Так случилось, что долгое время меня не признавали моряки. Они ведь ребята… Да ну, что вы! Во-первых, ты должен чем-то отличиться, иначе ты моряка не возьмешь. И розыгрыш у них – любимое занятие. В домино еще играть в любых условиях. Сделать из деревяшек домино и все равно сыграть.

ЮР И где вы воевали?

АЯ Под Волховом, со стороны Ленинграда. Пытались прорвать, но ничего не получилось. Ужасно.

Весной 42‐го года, когда стало таять, на станции Погост – надо же такое придумать название, Погост – в четыре ряда лежали: наши, немцы, наши, немцы. Четвертая бригада морской пехоты вся полегла.

ЮР В этих местах был похоронен Велимир Хлебников. Там болота сплошные…

АЯ Синявино – это страшные места. Там, понимаешь, окопы даже не выроешь – вода, все открыто на болоте.

Ну, это ладно, это все прошло. Но в моем случае война как бы проехалась не только по телу, но и по сердцу, и по сознанию прежде всего. Она воспитала какое-то даже, я бы сказал, физиологическое отвращение к любому убийству, к любому насилию.

Я дал себе клятву, когда вернулся из госпиталя домой на костылях, что я сорок лет стрелять не буду. Почему сорок лет, я только сейчас догадываюсь, тогда я не мог.

ЮР Почему, действительно? То есть время поколения должно пройти?

АЯ Про Моисея я еще не знал. Я думал, мне показалось, что больше просто не проживу. Потому что настолько был искалечен: и грудь прострелена (у меня до сих пор осколок в легком), и в ногах пулевые ранения и осколок. Гангрена газовая была жуткая. Вытягивали ногу четыре месяца, она перебита. Двадцать с половиной лет мне было, и я так прикинул, что хорошо бы дожить до шестидесяти лет.

И как сказал – сорок лет за оружие не брался, не стрелял.

ЮР А после?

АЯ Нарушил. И то сказал, что больше не буду. Это в Литве меня совратили на охоту на кабанов.

А я очень хорошо стрелял. Единственное, что я умел, – стрелять. Я когда был членом Политбюро, выигрывал у своей охраны соревнование по стрельбе в тире.

И я там, на этой охоте, – три выстрела, и три кабана. И мне это очень не понравилось. Я бросил, и с тех пор опять – всё.
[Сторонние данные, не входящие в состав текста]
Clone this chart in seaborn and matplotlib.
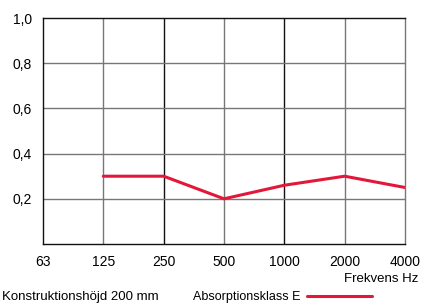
import numpy as np
import pandas as pd
import matplotlib
matplotlib.use("Agg")
import matplotlib.pyplot as plt
import seaborn as sns

freq_labels = ["63", "125", "250", "500", "1000", "2000", "4000"]
freqs = ["125", "250", "500", "1000", "2000", "4000"]
alpha_p = [0.30, 0.30, 0.20, 0.26, 0.30, 0.25]
y_ticks = [0.2, 0.4, 0.6, 0.8, 1.0]
y_labels = ["0,2", "0,4", "0,6", "0,8", "1,0"]

sns.set_theme(style="white")
plt.rcParams["font.family"] = ["Liberation Sans Narrow", "Liberation Sans", "DejaVu Sans"]
plt.rcParams["text.color"] = "black"
plt.rcParams["xtick.color"] = "black"
plt.rcParams["ytick.color"] = "black"

red = "#e3173a"
df = pd.DataFrame({"x": [freq_labels.index(f) for f in freqs], "y": alpha_p})

fig = plt.figure(figsize=(4.32, 3.06), dpi=100)
ax = fig.add_axes([43 / 432, 1 - 244 / 306, 362 / 432, 226 / 306])
sns.lineplot(data=df, x="x", y="y", color=red, linewidth=2.2, ax=ax)

ax.set_xlim(0, len(freq_labels) - 1)
ax.set_ylim(0, 1.0)
ax.set_xticks(range(len(freq_labels)))
ax.set_xticklabels(freq_labels, fontsize=10, color="black")
ax.set_yticks(y_ticks)
ax.set_yticklabels(y_labels, fontsize=10, color="black")
ax.tick_params(axis="x", length=0, pad=8)
ax.tick_params(axis="y", length=0, pad=8)
ax.set_xlabel("")
ax.set_ylabel("")

for i in range(1, len(freq_labels) - 1):
    ax.axvline(i, color="#111111" if i % 2 == 0 else "#777777", lw=1, zorder=0)
for v in y_ticks[:-1]:
    ax.axhline(v, color="#777777", lw=1, zorder=0)
for s in ax.spines.values():
    s.set_color("#111111")
    s.set_linewidth(1)
ax.spines["right"].set_color("#777777")

fig.text(418 / 432, 1 - 279 / 306, "Frekvens Hz", ha="right", va="center", fontsize=9.5)
fig.text(2 / 432, 1 - 297 / 306, "Konstruktionshöjd 200 mm", ha="left", va="center", fontsize=9.5)
fig.text(193 / 432, 1 - 297 / 306, "Absorptionsklass E", ha="left", va="center", fontsize=9)
fig.add_artist(plt.Line2D([307 / 432, 372 / 432], [1 - 296 / 306] * 2, color=red, lw=2.2))

fig.savefig("out.png", dpi=100)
ЮР Ну, не стрелять вы дали зарок сразу после войны. А на самой войне не было у вас ощущения какого-то важного для вас, Саши Яковлева, времени? Воевавшие люди, которых дальше как-то жизнь не баловала разнообразием, вспоминают войну чуть ли не как единственное время, когда они были нужны. Не исключено, что это такая журналистская придумка. Но, когда я приходил в Парк культуры – я довольно часто туда приходил после войны – я наблюдал, с каким радостным ожиданием реальные (потом стало много ряженых) ветераны надевали форму и как они объединялись и группировались. Хотя сказать им, большей частью, друг другу было нечего.

АЯ У меня война оставила очень двойственное чувство. Главное, что ли, гнетущее желание было – показать фашистам, что мы не лыком шиты, и прогнать их просто из дома. Конечно, это было главное дело. Но война, к сожалению, велась по тем же законам, как и вся наша жизнь. Планы, отчеты.